◆ **MATERIAL**
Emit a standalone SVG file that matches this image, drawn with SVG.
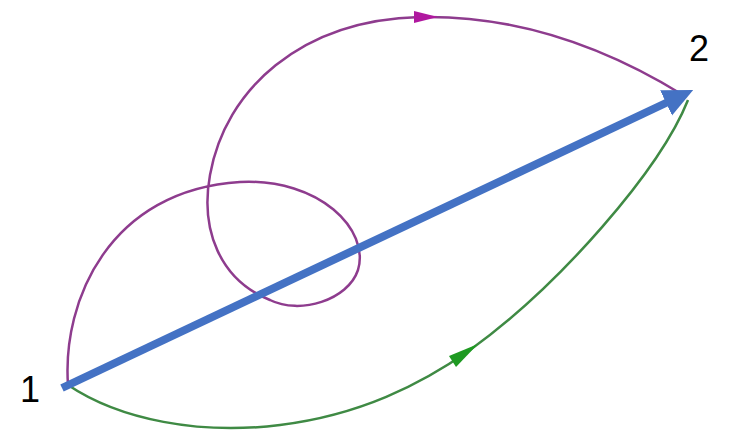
<svg xmlns="http://www.w3.org/2000/svg" width="731" height="434" viewBox="0 0 731 434">
<defs>
<style>
.lbl{font-family:"Liberation Sans","DejaVu Sans",sans-serif;font-size:36px;fill:#000}
.pp{fill:none;stroke:#8E3C8E;stroke-width:2.5}
.gp{fill:none;stroke:#3F8A44;stroke-width:2.5}
</style>
<marker id="bh" markerUnits="userSpaceOnUse" markerWidth="30" markerHeight="30" viewBox="0 0 28 26" refX="2" refY="13" orient="auto">
<path d="M0,0 L28,13 L0,26 Z" fill="#4472C4"/>
</marker>
</defs>
<rect width="731" height="434" fill="#fff"/>
<g id="connectors">
<path id="purple" class="pp" d="M68,385 C62,300 110,190 240,182 C320,178 370,230 358,270 C348,300 300,315 270,300 C220,280 200,230 210,175 C225,90 300,20 420,17 C520,15 610,50 683,95"/>
<polygon fill="#B0189F" points="438,17 414,11 414,23"/>
<path id="green" class="gp" d="M68,385 C120,420 200,435 280,425 C360,415 420,385 470,350 C560,285 660,170 688,100"/>
<polygon fill="#1E9A22" points="478,344 449,356 456,367"/>
<line x1="62" y1="388" x2="668" y2="102" stroke="#4472C4" stroke-width="8" marker-end="url(#bh)"/>
</g>
<g id="n1"><text class="lbl" x="20" y="402">1</text></g>
<g id="n2"><text class="lbl" x="689" y="61">2</text></g>
</svg>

◆ **SET EXERCISE**
Make an exact copy of all the material, but keep the pictures out of it.

◆ **OUTPUT FOR THIS TASK**
Emit a standalone SVG file that matches this image, drawn with SVG.
<svg xmlns="http://www.w3.org/2000/svg" width="731" height="434" viewBox="0 0 731 434">
<defs>
<style>
.lbl{font-family:"Liberation Sans","DejaVu Sans",sans-serif;font-size:36px;fill:#000}
.pp{fill:none;stroke:#8E3C8E;stroke-width:2.5}
.gp{fill:none;stroke:#3F8A44;stroke-width:2.5}
</style>
<marker id="bh" markerUnits="userSpaceOnUse" markerWidth="30" markerHeight="30" viewBox="0 0 28 26" refX="2" refY="13" orient="auto">
<path d="M0,0 L28,13 L0,26 Z" fill="#4472C4"/>
</marker>
</defs>
<rect width="731" height="434" fill="#fff"/>
<g id="connectors">
<path id="purple" class="pp" d="M68,385 C62,300 110,190 240,182 C320,178 370,230 358,270 C348,300 300,315 270,300 C220,280 200,230 210,175 C225,90 300,20 420,17 C520,15 610,50 683,95"/>
<polygon fill="#B0189F" points="438,17 414,11 414,23"/>
<path id="green" class="gp" d="M68,385 C120,420 200,435 280,425 C360,415 420,385 470,350 C560,285 660,170 688,100"/>
<polygon fill="#1E9A22" points="478,344 449,356 456,367"/>
<line x1="62" y1="388" x2="668" y2="102" stroke="#4472C4" stroke-width="8" marker-end="url(#bh)"/>
</g>
<g id="n1"><text class="lbl" x="20" y="402">1</text></g>
<g id="n2"><text class="lbl" x="689" y="61">2</text></g>
</svg>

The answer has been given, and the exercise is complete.